Estoy en una cafetería, leyendo una revista de psicología. Doy sorbos a mi café caliente. Estoy concentrada. Pero no puedo evitar fijarme en la pareja que se sienta justo en la mesa de al lado.
Parecen madre e hijo. Ella cincuenta y tantos, él veinteañero (quizá ni eso), seguramente universitario. Ella le pregunta con una sonrisa y cierto entusiasmo si quiere algo de bollería. Él, responde una negativa. Serio, casi sin mirarle a la cara.
Mientras esperan sus consumiciones, cada uno es absorbido por la pantalla de su teléfono móvil.
Pienso…qué pena, cómo nos entretenemos con los teléfonos en vez de disfrutar de la persona que tenemos al lado. Pienso en que esa relación es más típica de un adolescente. Pienso en escribir algo sobre ello en mi blog. Pienso en qué sentirá esa madre, que se esfuerza por ser amable con su hijo, pero no logra esa respuesta en él. Pienso qué le habrá llevado a esa indiferencia. Pienso…
Pero el muro de los prejuicios me da de lleno en la cara. Aunque me alegro de este golpe.
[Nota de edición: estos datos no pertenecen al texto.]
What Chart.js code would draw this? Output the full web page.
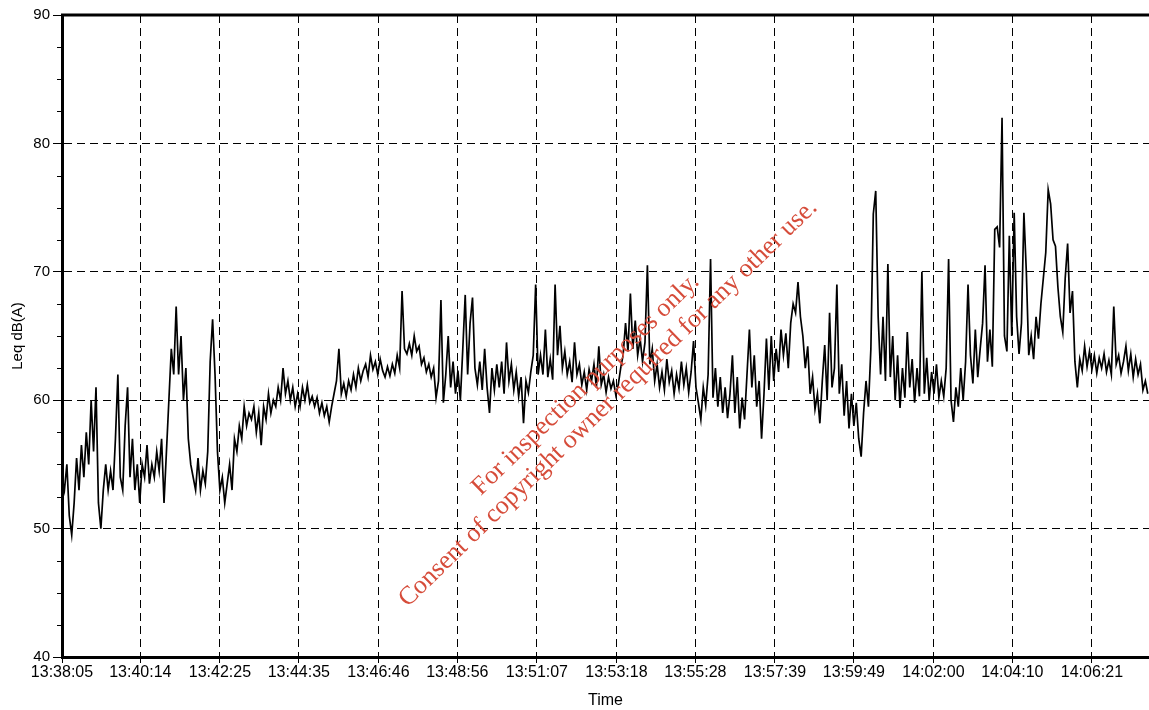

Madre e hijo comienzan a hablar, ambos bromean, parecen hacer planes familiares para acudir a una boda… Disimulo, no pretendo escuchar su conversación y mis pensamientos sobre lo que acaba de ocurrir me distraen. Pero mi percepción sobre ellos, sobre su relación, ha experimentado un giro de ciento ochenta grados.
Una experiencia interesante.
Los prejuicios…revolviendo en nuestros pensamientos.